The “obvious, no-brainer tool for curbing carbon emissions,” wrote columnist Catherine Rampell, is “putting a price on carbon. A carbon tax (or its cousin, a cap-and-trade system) is almost universally embraced by economists on both the left and the right. With good reason, too. Taxing carbon means pricing in, upfront, the implicit costs that come from using fossil fuels — especially, though not exclusively, the cost of warming our planet.”

Republican Congressman Francis Rooney (FL) recently introduced a bill that would place a tax of $30 per metric ton of CO2 equivalent on fossil fuel producers and large industrial emitters. An automatic $2 per ton increase will occur every two years if emissions reduction goals are not met. Modeling by Resources for the Future suggests the tax would reduce energy-related carbon pollution by approximately 42 percent by 2030 against 2005 levels.

Other recent bills came from 1) Democratic Senators Chris Coons (DE) and Dianne Feinstein (CA); 2) Rep. Jimmy Panetta (D-CA); 3) Rep. Daniel Lipinski (D-IL); and 4) Rep. John Larson (D-CT). Coming soon, reportedly, is a measure from Republican Congressman Brian Fitzpatrick of Pennsylvania.

These bills follow four offered earlier this year: 1) H.R. 763 [Rooney and Rep. Ted Deutch (D-FL)]; 2) H.R. 1960 [Rep. Don Beyer (D-VA)], 3) S. 940 [Sen. Chris VanHollen (D-MD)], and 4) S. 1128 [Sens. Sheldon Whitehouse (D-RI), Brian Schatz (D-HI), Martin Heinrich (D-NM), and Kirsten Gillibrand (D-NY)].

The measures differ in the initial fee, the rate of increase, the use of the resulting revenue stream, and in other ways. But all of them would use the free market to drive down greenhouse gases by putting a more honest price on carbon emissions.

“Even the least aggressive price path would significantly reduce U.S. emissions beyond the Paris agreement targets,” wrote Marc Hafstead of Resources for the Future. “In the current political climate, it is unlikely that any of these bills will become law. But the discussion they raise will hopefully help future policymakers find common ground and perhaps set the stage for future bipartisan action that confronts the climate challenge.”
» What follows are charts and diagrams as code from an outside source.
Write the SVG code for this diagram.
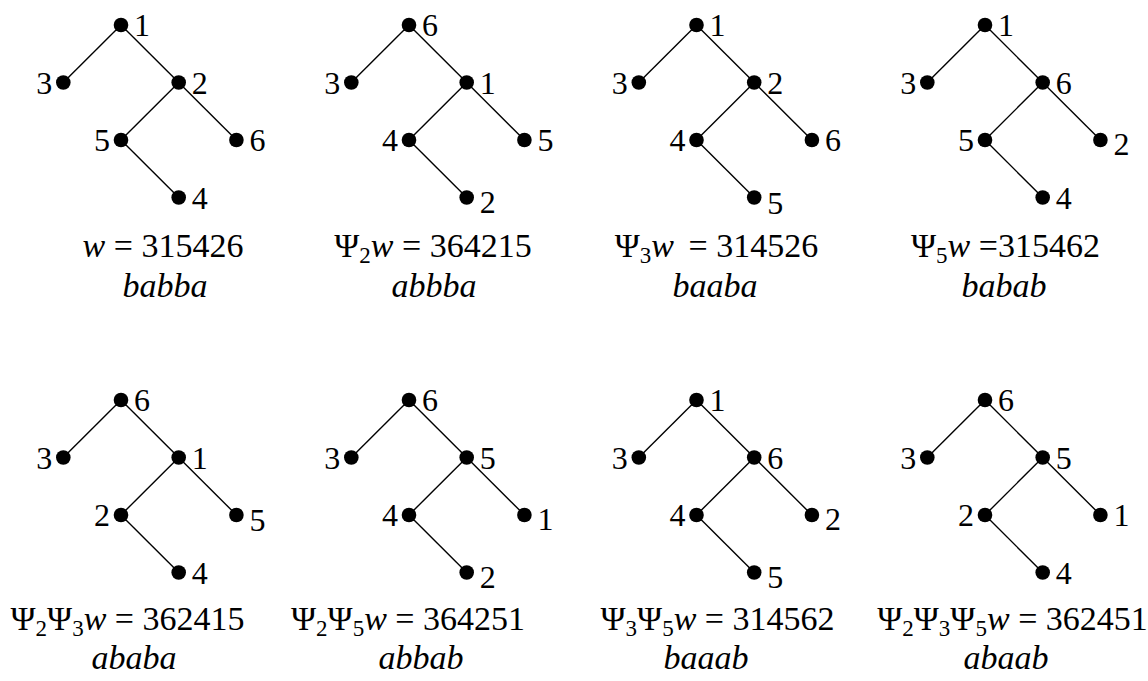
<svg xmlns="http://www.w3.org/2000/svg" width="1148" height="681" viewBox="0 0 1148 681">
<style>
.bg{fill:#fff}
.n circle{fill:#000}
.l{font-family:"Liberation Serif","Times New Roman",serif;font-size:32px;fill:#000}
.f{font-family:"Liberation Serif","Times New Roman",serif;font-size:34px;fill:#000}
.i{font-style:italic}
.s{font-size:23px}
</style>
<defs>
<g id="edges" stroke="#000" stroke-width="1.4" fill="none">
<line x1="0" y1="0" x2="-57.7" y2="57.5"/>
<line x1="0" y1="0" x2="57.7" y2="57.5"/>
<line x1="57.7" y1="57.5" x2="0" y2="115"/>
<line x1="57.7" y1="57.5" x2="115.4" y2="115"/>
<line x1="0" y1="115" x2="57.7" y2="172.5"/>
</g>
</defs>
<rect class="bg" x="0" y="0" width="1148" height="681"/>

<!-- Tree 1 -->
<g id="tree1" transform="translate(121,25)">
<g id="tree1-connectors" stroke="#000" stroke-width="1.4"><use href="#edges"/></g>
<g id="t1-n1" class="n"><circle cx="0" cy="0" r="7.3"/><text class="l" x="13" y="11">1</text></g>
<g id="t1-n3" class="n"><circle cx="-57.7" cy="57.5" r="7.3"/><text class="l" x="-68.7" y="68.5" text-anchor="end">3</text></g>
<g id="t1-n2" class="n"><circle cx="57.7" cy="57.5" r="7.3"/><text class="l" x="70.7" y="68.5">2</text></g>
<g id="t1-n5" class="n"><circle cx="0" cy="115" r="7.3"/><text class="l" x="-11" y="126" text-anchor="end">5</text></g>
<g id="t1-n6" class="n"><circle cx="115.4" cy="115" r="7.3"/><text class="l" x="128.4" y="126">6</text></g>
<g id="t1-n4" class="n"><circle cx="57.7" cy="172.5" r="7.3"/><text class="l" x="70.7" y="183.5">4</text></g>
</g>

<!-- Tree 2 -->
<g id="tree2" transform="translate(409,25)">
<g id="tree2-connectors" stroke="#000" stroke-width="1.4"><use href="#edges"/></g>
<g id="t2-n6" class="n"><circle cx="0" cy="0" r="7.3"/><text class="l" x="13" y="11">6</text></g>
<g id="t2-n3" class="n"><circle cx="-57.7" cy="57.5" r="7.3"/><text class="l" x="-68.7" y="68.5" text-anchor="end">3</text></g>
<g id="t2-n1" class="n"><circle cx="57.7" cy="57.5" r="7.3"/><text class="l" x="70.7" y="68.5">1</text></g>
<g id="t2-n4" class="n"><circle cx="0" cy="115" r="7.3"/><text class="l" x="-11" y="126" text-anchor="end">4</text></g>
<g id="t2-n5" class="n"><circle cx="115.4" cy="115" r="7.3"/><text class="l" x="128.4" y="126">5</text></g>
<g id="t2-n2" class="n"><circle cx="57.7" cy="172.5" r="7.3"/><text class="l" x="70.7" y="187.5">2</text></g>
</g>

<!-- Tree 3 -->
<g id="tree3" transform="translate(696.5,25)">
<g id="tree3-connectors" stroke="#000" stroke-width="1.4"><use href="#edges"/></g>
<g id="t3-n1" class="n"><circle cx="0" cy="0" r="7.3"/><text class="l" x="13" y="11">1</text></g>
<g id="t3-n3" class="n"><circle cx="-57.7" cy="57.5" r="7.3"/><text class="l" x="-68.7" y="68.5" text-anchor="end">3</text></g>
<g id="t3-n2" class="n"><circle cx="57.7" cy="57.5" r="7.3"/><text class="l" x="70.7" y="68.5">2</text></g>
<g id="t3-n4" class="n"><circle cx="0" cy="115" r="7.3"/><text class="l" x="-11" y="126" text-anchor="end">4</text></g>
<g id="t3-n6" class="n"><circle cx="115.4" cy="115" r="7.3"/><text class="l" x="128.4" y="126">6</text></g>
<g id="t3-n5" class="n"><circle cx="57.7" cy="172.5" r="7.3"/><text class="l" x="70.7" y="188.5">5</text></g>
</g>

<!-- Tree 4 -->
<g id="tree4" transform="translate(985,25)">
<g id="tree4-connectors" stroke="#000" stroke-width="1.4"><use href="#edges"/></g>
<g id="t4-n1" class="n"><circle cx="0" cy="0" r="7.3"/><text class="l" x="13" y="11">1</text></g>
<g id="t4-n3" class="n"><circle cx="-57.7" cy="57.5" r="7.3"/><text class="l" x="-68.7" y="68.5" text-anchor="end">3</text></g>
<g id="t4-n6" class="n"><circle cx="57.7" cy="57.5" r="7.3"/><text class="l" x="70.7" y="68.5">6</text></g>
<g id="t4-n5" class="n"><circle cx="0" cy="115" r="7.3"/><text class="l" x="-11" y="126" text-anchor="end">5</text></g>
<g id="t4-n2" class="n"><circle cx="115.4" cy="115" r="7.3"/><text class="l" x="128.4" y="130">2</text></g>
<g id="t4-n4" class="n"><circle cx="57.7" cy="172.5" r="7.3"/><text class="l" x="70.7" y="183.5">4</text></g>
</g>

<!-- Tree 5 -->
<g id="tree5" transform="translate(121,400)">
<g id="tree5-connectors" stroke="#000" stroke-width="1.4"><use href="#edges"/></g>
<g id="t5-n6" class="n"><circle cx="0" cy="0" r="7.3"/><text class="l" x="13" y="11">6</text></g>
<g id="t5-n3" class="n"><circle cx="-57.7" cy="57.5" r="7.3"/><text class="l" x="-68.7" y="68.5" text-anchor="end">3</text></g>
<g id="t5-n1" class="n"><circle cx="57.7" cy="57.5" r="7.3"/><text class="l" x="70.7" y="68.5">1</text></g>
<g id="t5-n2" class="n"><circle cx="0" cy="115" r="7.3"/><text class="l" x="-11" y="126" text-anchor="end">2</text></g>
<g id="t5-n5" class="n"><circle cx="115.4" cy="115" r="7.3"/><text class="l" x="128.4" y="130.5">5</text></g>
<g id="t5-n4" class="n"><circle cx="57.7" cy="172.5" r="7.3"/><text class="l" x="70.7" y="183.5">4</text></g>
</g>

<!-- Tree 6 -->
<g id="tree6" transform="translate(409,400)">
<g id="tree6-connectors" stroke="#000" stroke-width="1.4"><use href="#edges"/></g>
<g id="t6-n6" class="n"><circle cx="0" cy="0" r="7.3"/><text class="l" x="13" y="11">6</text></g>
<g id="t6-n3" class="n"><circle cx="-57.7" cy="57.5" r="7.3"/><text class="l" x="-68.7" y="68.5" text-anchor="end">3</text></g>
<g id="t6-n5" class="n"><circle cx="57.7" cy="57.5" r="7.3"/><text class="l" x="70.7" y="68.5">5</text></g>
<g id="t6-n4" class="n"><circle cx="0" cy="115" r="7.3"/><text class="l" x="-11" y="126" text-anchor="end">4</text></g>
<g id="t6-n1" class="n"><circle cx="115.4" cy="115" r="7.3"/><text class="l" x="128.4" y="130">1</text></g>
<g id="t6-n2" class="n"><circle cx="57.7" cy="172.5" r="7.3"/><text class="l" x="70.7" y="187.5">2</text></g>
</g>

<!-- Tree 7 -->
<g id="tree7" transform="translate(696.5,400)">
<g id="tree7-connectors" stroke="#000" stroke-width="1.4"><use href="#edges"/></g>
<g id="t7-n1" class="n"><circle cx="0" cy="0" r="7.3"/><text class="l" x="13" y="11">1</text></g>
<g id="t7-n3" class="n"><circle cx="-57.7" cy="57.5" r="7.3"/><text class="l" x="-68.7" y="68.5" text-anchor="end">3</text></g>
<g id="t7-n6" class="n"><circle cx="57.7" cy="57.5" r="7.3"/><text class="l" x="70.7" y="68.5">6</text></g>
<g id="t7-n4" class="n"><circle cx="0" cy="115" r="7.3"/><text class="l" x="-11" y="126" text-anchor="end">4</text></g>
<g id="t7-n2" class="n"><circle cx="115.4" cy="115" r="7.3"/><text class="l" x="128.4" y="129.5">2</text></g>
<g id="t7-n5" class="n"><circle cx="57.7" cy="172.5" r="7.3"/><text class="l" x="70.7" y="187.5">5</text></g>
</g>

<!-- Tree 8 -->
<g id="tree8" transform="translate(985,400)">
<g id="tree8-connectors" stroke="#000" stroke-width="1.4"><use href="#edges"/></g>
<g id="t8-n6" class="n"><circle cx="0" cy="0" r="7.3"/><text class="l" x="13" y="11">6</text></g>
<g id="t8-n3" class="n"><circle cx="-57.7" cy="57.5" r="7.3"/><text class="l" x="-68.7" y="68.5" text-anchor="end">3</text></g>
<g id="t8-n5" class="n"><circle cx="57.7" cy="57.5" r="7.3"/><text class="l" x="70.7" y="68.5">5</text></g>
<g id="t8-n2" class="n"><circle cx="0" cy="115" r="7.3"/><text class="l" x="-11" y="126" text-anchor="end">2</text></g>
<g id="t8-n1" class="n"><circle cx="115.4" cy="115" r="7.3"/><text class="l" x="128.4" y="126">1</text></g>
<g id="t8-n4" class="n"><circle cx="57.7" cy="172.5" r="7.3"/><text class="l" x="70.7" y="183.5">4</text></g>
</g>

<!-- Captions -->
<g id="captions">
<text class="f" x="163" y="257" text-anchor="middle"><tspan class="i">w</tspan> = 315426</text>
<text class="f i" x="165" y="297" text-anchor="middle">babba</text>

<text class="f" x="433" y="257" text-anchor="middle">Ψ<tspan class="s" dy="6">2</tspan><tspan class="i" dy="-6">w</tspan> = 364215</text>
<text class="f i" x="434" y="297" text-anchor="middle">abbba</text>

<text class="f" x="716.5" y="257" text-anchor="middle">Ψ<tspan class="s" dy="6">3</tspan><tspan class="i" dy="-6">w</tspan><tspan dx="6"> = 314526</tspan></text>
<text class="f i" x="715" y="297" text-anchor="middle">baaba</text>

<text class="f" x="1005.5" y="257" text-anchor="middle">Ψ<tspan class="s" dy="6">5</tspan><tspan class="i" dy="-6">w</tspan> =315462</text>
<text class="f i" x="1004" y="297" text-anchor="middle">babab</text>

<text class="f" x="127.5" y="630" text-anchor="middle">Ψ<tspan class="s" dy="6">2</tspan><tspan dy="-6">Ψ</tspan><tspan class="s" dy="6">3</tspan><tspan class="i" dy="-6">w</tspan> = 362415</text>
<text class="f i" x="134" y="669" text-anchor="middle">ababa</text>

<text class="f" x="408" y="630" text-anchor="middle">Ψ<tspan class="s" dy="6">2</tspan><tspan dy="-6">Ψ</tspan><tspan class="s" dy="6">5</tspan><tspan class="i" dy="-6">w</tspan> = 364251</text>
<text class="f i" x="421" y="669" text-anchor="middle">abbab</text>

<text class="f" x="717.5" y="630" text-anchor="middle">Ψ<tspan class="s" dy="6">3</tspan><tspan dy="-6">Ψ</tspan><tspan class="s" dy="6">5</tspan><tspan class="i" dy="-6">w</tspan> = 314562</text>
<text class="f i" x="706" y="669" text-anchor="middle">baaab</text>

<text class="f" x="1012.5" y="630" text-anchor="middle">Ψ<tspan class="s" dy="6">2</tspan><tspan dy="-6">Ψ</tspan><tspan class="s" dy="6">3</tspan><tspan dy="-6">Ψ</tspan><tspan class="s" dy="6">5</tspan><tspan class="i" dy="-6">w</tspan> = 362451</text>
<text class="f i" x="1006" y="669" text-anchor="middle">abaab</text>
</g>
</svg>
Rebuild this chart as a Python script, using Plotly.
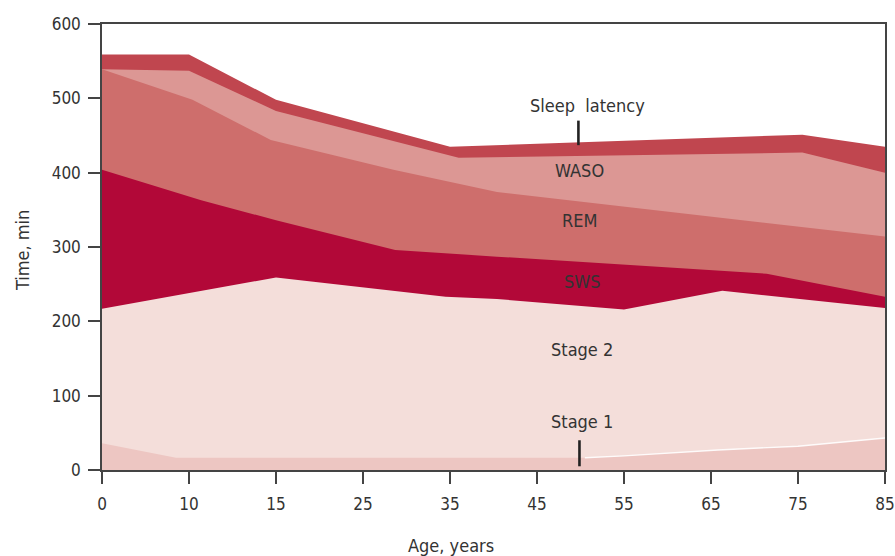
import numpy as np
import plotly.graph_objects as go

# x-axis categories (ages, years) shown evenly spaced
tick_ages = [0, 10, 15, 25, 35, 45, 55, 65, 75, 85]
tick_pos = list(range(len(tick_ages)))

# Cumulative boundaries (top of each layer), minutes
total_age = [0, 10, 15, 35, 75.5, 85]
total_min = [559, 559, 498, 435, 451, 435]          # + sleep latency

waso_age = [0, 10, 15, 36, 75.5, 85]
waso_min = [539, 537, 483, 420, 427, 400]           # top of WASO

rem_age = [0, 10.2, 14.7, 28.5, 40.4, 85]
rem_min = [539, 498, 444, 404, 374, 314]            # top of REM

sws_age = [0, 10.7, 15, 28.7, 40.4, 71.4, 85]
sws_min = [404, 363, 336, 296, 287, 264, 233]       # top of SWS

st2_age = [0, 15, 34.5, 40.4, 55, 66.3, 85]
st2_min = [217, 259, 233, 230, 216, 241, 218]       # top of Stage 2

st1_age = [0, 8.5, 50.5, 55, 65.8, 75, 85]
st1_min = [36, 16.5, 16.5, 19, 27, 32, 43]          # top of Stage 1

layer_names = ["Sleep latency", "WASO", "REM", "SWS", "Stage 2", "Stage 1"]
layer_colors = ["#C0464F", "#DC9794", "#CE6E6C", "#B20838", "#F4DEDA", "#EDC6C2"]


def pos(ages):
    return np.interp(ages, tick_ages, tick_pos)


FONT = "Liberation Sans Narrow, DejaVu Sans Condensed, Roboto, sans-serif"
TXT = "#333333"

fig = go.Figure()
series = [(total_age, total_min), (waso_age, waso_min), (rem_age, rem_min),
          (sws_age, sws_min), (st2_age, st2_min), (st1_age, st1_min)]
for (a, m), name, col in zip(series, layer_names, layer_colors):
    fig.add_trace(go.Scatter(x=pos(a), y=m, mode="lines", name=name,
                             fill="tozeroy", fillcolor=col,
                             line=dict(width=0, color=col), hoverinfo="skip",
                             showlegend=False))

# thin white gap between Stage 1 and Stage 2 on the right side
gap_age = st1_age[2:7]
gap_min = st1_min[2:7]
fig.add_trace(go.Scatter(x=pos(gap_age), y=gap_min, mode="lines",
                         line=dict(width=1.4, color="rgba(255,255,255,0.9)"),
                         hoverinfo="skip", showlegend=False))

# labels (positions in axis units)
labels = [
    ("Sleep\u00a0 latency", 5.575, 491),
    ("WASO", 5.487, 403),
    ("REM", 5.487, 335),
    ("SWS", 5.518, 253),
    ("Stage 2", 5.518, 162),
    ("Stage 1", 5.518, 65),
]
for t, x, y in labels:
    fig.add_annotation(x=x, y=y, xref="x", yref="y", text=t, showarrow=False,
                       font=dict(family=FONT, size=18, color=TXT))

# axis titles
fig.add_annotation(x=0.4457, y=-0.1704, xref="paper", yref="paper", text="Age, years",
                   showarrow=False, xanchor="center", yanchor="middle",
                   font=dict(family=FONT, size=18, color=TXT))
fig.add_annotation(x=-0.1022, y=0.493, xref="paper", yref="paper", text="Time, min",
                   showarrow=False, xanchor="center", yanchor="middle", textangle=-90,
                   font=dict(family=FONT, size=18, color=TXT))

# pointer ticks
fig.add_shape(type="line", xref="x", yref="y", x0=5.476, x1=5.476, y0=470, y1=437,
              line=dict(color="#222222", width=2.6))
fig.add_shape(type="line", xref="x", yref="y", x0=5.488, x1=5.488, y0=40, y1=5,
              line=dict(color="#222222", width=2.6))

axis_common = dict(showline=True, linecolor="#444444", linewidth=1.5, mirror=True,
                   ticks="outside", ticklen=12, tickwidth=1.5, tickcolor="#444444",
                   showgrid=False, zeroline=False, automargin=False,
                   tickfont=dict(family=FONT, size=17, color=TXT))

fig.update_layout(
    width=895, height=556,
    margin=dict(l=102, r=10, t=24, b=86, autoexpand=False),
    paper_bgcolor="white", plot_bgcolor="white",
    xaxis=dict(range=[0, 9], tickvals=tick_pos, ticktext=[str(a) for a in tick_ages],
               ticklabelstandoff=6, **axis_common),
    yaxis=dict(range=[0, 600], tickvals=[0, 100, 200, 300, 400, 500, 600],
               ticklabelstandoff=4, **axis_common),
)

fig.write_html("out.html", config={"displayModeBar": False},
               post_script="document.body.style.margin='0';"
                           "document.body.style.overflow='hidden';")
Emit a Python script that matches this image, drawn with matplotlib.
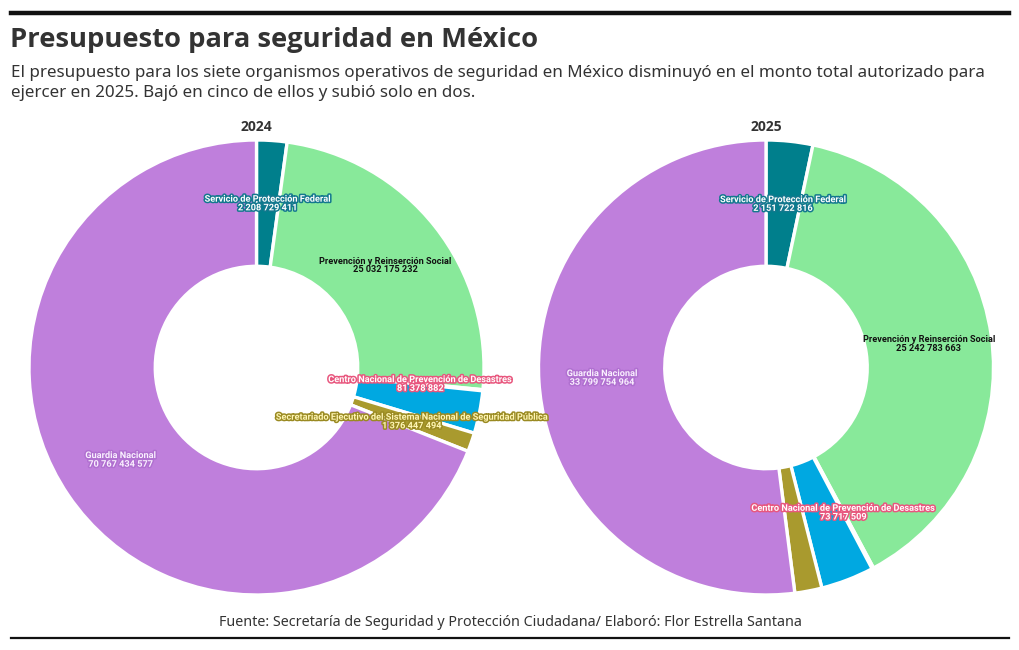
import matplotlib
matplotlib.use("Agg")
import matplotlib.pyplot as plt
import matplotlib.patheffects as pe
import numpy as np

# ---------------- data ----------------
organismos = [
    "Servicio de Protección Federal",
    "Prevención y Reinserción Social",
    "Centro Nacional de Prevención de Desastres",
    "Centro Nacional de Inteligencia",
    "Secretariado Ejecutivo del Sistema Nacional de Seguridad Pública",
    "Guardia Nacional",
]
valores_2024 = [2208729411, 25032175232, 81378882, 3100000000, 1376447494, 70767434577]
valores_2025 = [2151722816, 25242783663, 73717509, 2450000000, 1250000000, 33799754964]
etiquetas_2024 = [True, True, True, False, True, True]
etiquetas_2025 = [True, True, True, False, False, True]
anios = ["2024", "2025"]

colores = ["#007F8C", "#88E99A", "#E8577E", "#00A8E1", "#A99A2E", "#BF7FDC"]
# (text colour, halo colour)
estilos_texto = [
    ("white", "#13788E"),
    ("#111111", None),
    ("white", "#E8577E"),
    ("white", "#0088B8"),
    ("#FFF6B5", "#9A8A22"),
    ("#FAF0FF", "#B070D0"),
]

titulo = "Presupuesto para seguridad en México"
subtitulo = ("El presupuesto para los siete organismos operativos de seguridad en México disminuyó en el monto total autorizado para\n"
             "ejercer en 2025. Bajó en cinco de ellos y subió solo en dos.")
fuente = "Fuente: Secretaría de Seguridad y Protección Ciudadana/ Elaboró: Flor Estrella Santana"

# ---------------- figure ----------------
W, H = 1020, 650
fig = plt.figure(figsize=(W / 100, H / 100), dpi=100)
fig.patch.set_facecolor("white")

base_font = ["Noto Sans", "DejaVu Sans"]
bold_font = ["Open Sans", "DejaVu Sans"]
label_font = ["Liberation Sans Narrow", "Roboto", "DejaVu Sans"]

def px(x, y):
    return x / W, 1 - y / H

# rules
fig.add_artist(plt.Line2D([11 / W, 1009 / W], [1 - 13 / H] * 2, color="#111111", lw=3.2))
fig.add_artist(plt.Line2D([11 / W, 1009 / W], [1 - 638 / H] * 2, color="#111111", lw=1.6))

fig.text(*px(10, 40), titulo, fontsize=19.7, fontweight="bold", color="#333333",
         family=bold_font, va="center", ha="left")
fig.text(*px(11, 83), subtitulo, fontsize=12.25, color="#333333", family=base_font,
         va="center", ha="left", linespacing=1.38)
fig.text(*px(510, 622), fuente, fontsize=10.3, color="#333333", family=base_font,
         va="center", ha="center")

centros = [(256.5, 367.5), (766, 367.5)]
R = 227.5

def number_fmt(v):
    return f"{v:,}".replace(",", " ")

for k, (anio, valores, etiquetas, (cx, cy)) in enumerate(zip(anios, [valores_2024, valores_2025],
                                             [etiquetas_2024, etiquetas_2025], centros)):
    ax = fig.add_axes([(cx - R) / W, 1 - (cy + R) / H, 2 * R / W, 2 * R / H])
    ax.set_zorder(5 - k)
    wedges, _ = ax.pie(valores, colors=colores, startangle=90, counterclock=False,
                       radius=1.0,
                       wedgeprops=dict(width=0.555, edgecolor="white", linewidth=2.4,
                                       joinstyle="round"))
    ax.set_xlim(-1.0, 1.0)
    ax.set_ylim(-1.0, 1.0)
    ax.set_aspect("equal")
    ax.axis("off")
    fig.text(cx / W, 1 - 127 / H, anio, fontsize=10, fontweight="bold", color="#333333",
             family=bold_font, ha="center", va="center")
    rmid = (1.0 + 0.445) / 2
    for i, w in enumerate(wedges):
        if not etiquetas[i]:
            continue
        ang = np.deg2rad((w.theta1 + w.theta2) / 2)
        x, y = rmid * np.cos(ang), rmid * np.sin(ang)
        tc, hc = estilos_texto[i]
        effects = [pe.withStroke(linewidth=2.2, foreground=hc)] if hc else []
        ax.text(x, y, f"{organismos[i]}\n{number_fmt(valores[i])}", ha="center", va="center",
                fontsize=6.6, fontweight="bold", color=tc, family=label_font,
                linespacing=0.95, path_effects=effects, zorder=5, clip_on=False)

fig.savefig("out.png", dpi=100, facecolor="white")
“Given the unprecedented level of movement in Congress surrounding carbon tax legislation,” wrote Columbia University’s Center on Global Energy Policy,” the Center’s Carbon Tax Research Initiative has produced an online guide: “What You Need to Know About a Federal Carbon Tax in the United States.” It provides a high-level overview of carbon-pricing basics, the major decisions that policymakers confront when designing a carbon tax, the implications of those decisions, and the proposals in Congress today. In addition, Jason Ye of the Center for Climate and Energy Solutions has analyzed such legislation.

Another glimmer of hope on Capitol Hill came via the Senate Committee on Environment and Public Works. Before Congress left for its August recess, the panel passed--unanimously--a five-year highway bill that contains a first-of-its-kind title dedicated to addressing climate change. It proposes raising spending levels by 27 percent in part to pay for $10 billion in climate-focused programs and policies. The measure would provide $4.9 billion over five years to help states improve the resiliency of their infrastructure to natural disasters and extreme weather.

Americans who believe that we need national action to counter the climate challenge should encourage their senators and representatives to support the bills that would put a price on carbon.